It’s early summer in New Orleans and that means one thing: Who Dat, baby!
While the rest of the country ponders heat and humidity, summer vacations, beach reading, baseball and backyard barbeques – and while the other Gulf Coast states ponder the start of hurricane season – early summer in New Orleans lights the flames of football fever, the annual process of faith over reason.
The Saints are, and have been for decades, the single most unifying force in our community; the one superseding element that binds us all together despite race, class, age, gender and politics. On Sundays in the fall, the Superdome has always been a laboratory for the American idyll, for the collective gathering of our better angels.
On Game Day, we are one.
Until we weren’t. Until Colin Kaepernick and then the others and then … the Saints.
We took a knee. Or, if your social and political leanings dictate, “they” took a knee. And everything changed.
Last season, folks around here – well around everywhere, I guess – drew lines in the sand. Either you’re with the players or you’re not. Their sideline protests sullied the sport for you or it didn’t. It was a big deal or it wasn’t. You renounced your citizenship in the Who Dat Nation or you didn’t.
The players were disrespecting our anthem, our flag, our troops, our country. Except they weren’t.
I’m going to assume, since you are patronizing this fine, learned and lofty publication, that you are able to see through the smoke and mirrors and hear above the rabble and din and parse the circumstances on your own thoughtful term
But back to the point. Maybe you stopped rooting for the Saints when they took a knee last year. Maybe you cancelled your season ticket subscription. Maybe you burned your old Rickey Jackson jersey. Maybe you swore off them forever; or at least until they made a run in the playoffs. Whatever.
Or maybe you grouse about it, online and to your friends, and it offends your patriotic sensibilities, but you still go to the games because, well … because it’s Game Day. It’s ritual. Church. I mean, what the hell else are you supposed to do?
So to those of you who suffer this indignity but still go to the games, for those who loathe this blatant disrespect of flag of country, I want to ask you to undertake your own anthropological study come Game Day: When the National Anthem begins to play in the Dome, instead of standing at attention, venture up (or down, depending on your seat location and socio-economic status) to the nearest concourse or mezzanine or lounge or concession stand or restroom or smoking area.

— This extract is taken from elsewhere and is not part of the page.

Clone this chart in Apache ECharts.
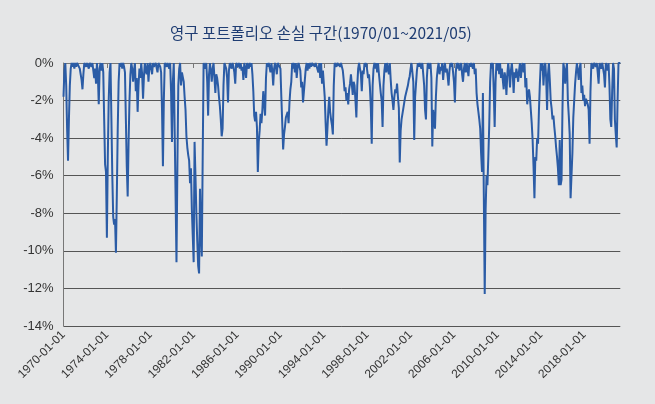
<!DOCTYPE html>
<html>
<head>
<meta charset="utf-8">
<script src="https://cdn.jsdelivr.net/npm/echarts@6/dist/echarts.min.js"></script>
<style>
  html, body { margin: 0; padding: 0; background: #e5e6e7; }
  #chart { width: 655px; height: 404px; }
</style>
</head>
<body>
<div id="chart"></div>
<script>
// 1970-01 ~ 2021-05 월별 손실(%) - 그림에서 읽은 값
const drawdown = [
  -1.8, -0.4, 0, -1.2, -3.5, -5.2, -3.0, -1.2, -0.3, 0, -0.2, 0,          // 1970
  -0.3, 0, -0.2, 0, -0.1, 0, -0.3, -0.6, -0.9, -1.4, -0.6, 0,             // 1971
  0, -0.2, 0, 0, -0.3, 0, 0, -0.2, 0, -0.4, -0.8, -0.3,                   // 1972
  -1.1, 0, -0.6, -2.2, -0.3, 0, -0.4, 0, -0.5, -3.0, -5.4, -5.8,          // 1973
  -9.3, -5.0, -2.0, -0.5, 0, -3.0, -6.0, -8.2, -8.6, -8.3, -10.1, -7.0,   // 1974
  -3.5, -1.0, 0, -0.2, 0, -0.3, 0, -0.2, -0.5, -3.0, -5.5, -7.1,          // 1975
  -4.2, -2.0, -0.6, 0, -0.3, -1.0, -0.4, 0, -1.5, -0.8, -2.6, -1.2,       // 1976
  -0.3, -0.8, 0, -0.6, -1.9, -0.7, 0, -0.4, -0.6, 0, -1.0, -0.2,          // 1977
  0, -0.3, -0.6, 0, -0.2, -0.3, 0, 0, -0.5, 0, 0, -0.2,                   // 1978
  -0.5, -2.5, -5.5, -2.0, 0, 0, -0.2, 0, 0, -0.3, 0, -1.5,                // 1979
  -4.2, -1.0, 0, -3.6, -7.1, -10.6, -5.5, -1.2, -0.3, 0, -1.2, -0.5,      // 1980
  -0.5, -1.0, -1.8, -2.5, -3.9, -4.5, -4.9, -5.2, -6.4, -5.6, -7.8, -9.2, // 1981
  -10.6, -4.2, -6.0, -8.0, -9.5, -10.8, -11.2, -6.7, -9.0, -10.3, -5.0, 0, // 1982
  0, -0.3, 0, -1.0, -2.8, -0.6, 0, -0.4, -1.0, -0.3, 0, -0.8,             // 1983
  -1.6, -0.6, -0.8, -1.2, -1.8, -2.3, -3.0, -3.9, -3.5, -1.2, 0, 0,       // 1984
  -0.3, -0.8, -2.1, -0.4, 0, 0, -0.3, 0, -0.2, -0.5, -1.1, 0,             // 1985
  0, -0.2, 0, -0.3, 0, -0.4, -0.2, -0.9, 0, -0.3, -0.8, 0,                // 1986
  0, -0.3, 0, -0.2, 0, -0.6, -1.5, -2.8, -3.1, -2.6, -3.4, -5.8,          // 1987
  -4.2, -3.6, -2.7, -3.2, -2.5, -1.5, -1.6, -2.8, -0.8, 0, -0.2, 0,       // 1988
  0, -0.5, 0, -0.4, -1.2, -0.3, 0, -0.2, -0.6, 0, 0, 0,                   // 1989
  -0.3, -1.8, -3.2, -4.6, -3.8, -3.4, -2.9, -3.0, -2.6, -3.2, -2.1, -1.4, // 1990
  -1.0, 0, -0.3, 0, -0.5, 0, -0.8, -0.2, 0, 0, -0.4, -1.3,                // 1991
  -1.0, -2.1, -1.5, -0.9, -0.3, 0, -0.4, 0, -0.3, 0, -0.2, 0,             // 1992
  0, 0, -0.2, 0, 0, 0, -0.5, 0, -0.8, 0, -1.1, -0.4,                      // 1993
  -0.5, -1.8, -3.2, -4.4, -3.5, -2.5, -1.8, -2.6, -3.0, -3.3, -3.8, -1.2, // 1994
  0, 0, -0.2, 0, 0, 0, -0.2, 0, 0, -0.4, -0.9, -1.5,                      // 1995
  -1.3, -2.0, -1.6, -2.2, -1.4, -1.1, -0.6, -0.7, -1.7, -1.0, -1.2, -2.0, // 1996
  -2.9, -1.2, -0.3, 0, 0, -0.6, -1.5, -0.4, -0.6, 0, -0.2, 0,             // 1997
  -0.4, -0.8, -0.6, -1.3, -2.4, -4.3, -1.2, -0.3, 0, -0.3, 0, -0.5,       // 1998
  0, -0.6, -1.1, -1.6, -2.0, -3.4, -1.2, -0.4, 0, -0.5, 0, -0.3,          // 1999
  -0.6, 0, -0.9, -1.6, -2.0, -2.5, -1.8, -1.4, -1.6, -1.1, -1.8, -2.4,    // 2000
  -5.3, -3.6, -3.0, -3.0, -2.4, -2.1, -1.8, -1.6, -1.6, -1.2, -0.9, -0.7, // 2001
  -0.3, 0, 0, -1.0, -4.1, -1.8, -1.1, -0.4, 0, -0.2, 0, 0,                // 2002
  -0.3, 0, -0.6, -1.2, -2.5, -3.0, -0.8, 0, 0, -0.3, 0, -0.8,             // 2003
  -4.45, -2.5, -3.0, -3.5, -1.8, -0.8, -0.3, 0, -0.6, -0.2, -0.4, 0,      // 2004
  -0.9, -0.3, 0, -0.5, -0.3, -0.7, -1.2, -0.4, 0, -0.2, 0, -0.5,          // 2005
  -1.0, -2.1, -0.5, 0, -0.3, 0, -0.4, -0.2, 0, -0.6, -1.0, -0.3,          // 2006
  0, -0.5, 0, -0.3, -0.7, 0, -0.2, 0, 0, -0.3, 0, -0.6,                   // 2007
  -0.3, -1.6, -2.2, -2.6, -3.0, -3.5, -4.8, -5.8, -1.6, -7.0, -12.3, -7.8, // 2008
  -6.0, -6.5, -5.0, -3.3, -1.0, 0, -0.3, 0, -1.5, -3.4, -1.0, 0,          // 2009
  -0.4, 0, -0.6, 0, -0.8, -0.3, -0.9, -1.4, -0.5, -0.8, -1.7, -0.6,       // 2010
  0, -0.5, -1.3, -0.4, 0, -0.6, -1.6, -0.5, -0.8, -0.3, -0.6, -1.0,       // 2011
  -0.4, 0, -0.8, -0.2, 0, -0.5, 0, -1.3, -0.8, -2.2, -1.7, -1.4,          // 2012
  -1.8, -2.5, -3.2, -4.1, -5.5, -7.2, -5.0, -5.2, -4.0, -4.3, -2.5, -1.1, // 2013
  0, -0.4, 0, -1.2, -0.3, 0, -0.8, -2.5, -0.6, 0, -0.9, -2.0,             // 2014
  -2.4, -3.0, -2.8, -3.4, -3.9, -4.5, -5.0, -5.6, -6.5, -4.1, -6.5, -6.2, // 2015
  -2.5, 0, -0.3, -1.1, -0.4, 0, -2.0, -2.8, -3.8, -7.2, -6.0, -4.8,       // 2016
  -2.9, -2.0, -1.1, -0.5, 0, -0.4, -0.9, -0.3, 0, -1.6, -1.2, -2.0,       // 2017
  -1.7, -2.3, -1.9, -1.9, -2.2, -2.5, -4.3, -1.5, 0, 0, -0.3, 0,          // 2018
  0, -0.2, 0, -0.5, -1.1, 0, 0, -0.3, 0, 0, -0.6, -1.3,                   // 2019
  0, 0, -0.4, 0, -1.2, -3.0, -3.4, -1.5, 0, -0.3, -3.0, -3.8,             // 2020
  -4.5, -2.0, 0, 0, 0                                                     // 2021
];

const yTicks = { min: -14, max: 0, step: 2 };
const titleText = '영구 포트폴리오 손실 구간(1970/01~2021/05)';

// 월별 카테고리 (1970-01-01 ...)
const months = [];
for (let i = 0; i < drawdown.length; i++) {
  const y = 1970 + Math.floor(i / 12);
  const m = (i % 12) + 1;
  months.push(y + '-' + (m < 10 ? '0' + m : m) + '-01');
}

const chart = echarts.init(document.getElementById('chart'));
chart.setOption({
  backgroundColor: '#e5e6e7',
  animation: false,
  title: {
    text: titleText,
    left: 165,
    top: 20,
    textStyle: {
      fontFamily: 'Noto Sans CJK KR',
      fontSize: 15.5,
      fontWeight: 'normal',
      color: '#1f3d73'
    }
  },
  grid: { left: 63.5, right: 34.7, top: 63, bottom: 78 },
  xAxis: {
    type: 'category',
    data: months,
    boundaryGap: false,
    axisLine: { lineStyle: { color: '#777', width: 1 } },
    axisTick: { interval: 47, length: 5, lineStyle: { color: '#777' } },
    axisLabel: {
      interval: 47,
      rotate: 45,
      margin: 7,
      fontSize: 12,
      color: '#333',
      fontFamily: 'Liberation Sans'
    },
    splitLine: { show: false }
  },
  yAxis: {
    type: 'value',
    min: yTicks.min,
    max: yTicks.max,
    interval: yTicks.step,
    axisLine: { show: true, lineStyle: { color: '#777', width: 1 } },
    axisTick: { show: false },
    axisLabel: {
      formatter: '{value}%',
      fontSize: 13,
      margin: 10,
      color: '#333',
      fontFamily: 'Liberation Sans'
    },
    splitLine: { lineStyle: { color: '#555', width: 1 } }
  },
  series: [{
    type: 'line',
    data: drawdown,
    showSymbol: false,
    lineStyle: { color: '#2b5ca6', width: 2 },
    itemStyle: { color: '#2b5ca6' }
  }]
});
</script>
</body>
</html>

It’s doubtful that you’ll see anyone taking a knee there, disrespecting the troops and defiling the flag. Instead, you’ll see your fellow patriots ordering bloody marys, high-fiving, shouting “Who Dat!” macking on the fine ladies in Drew Brees jerseys and generally expressing their right to live in the moment and enjoy themselves on their own terms, regardless of what you think they should be doing. Life, liberty and the pursuit of happiness, right?
You won’t see anyone taking a knee out on the concourse, but you’ll see people wiping mustard off their faces and trading bro-hugs and taking Jello shots and talking about what traitors the players who take a knee are. Wander into the restroom and you won’t see anyone taking a knee, but someone taking a dump. During the National Anthem.
Now I ask you: Who, exactly, is disrespecting the troops?
These are the Patriot Games. WE are all pawns!
And who wants to be a Patriot, anyway? Aren’t you as sick of Tom Brady and Bill Belichick as everyone else?
The true standard of a Patriot is to protest. Think about it: Who were the first Patriots? Protesters all. Against oppression and what they perceived as affront against their civil liberties and freedom to express themselves.
True dat. Who dat. Love the game or leave it.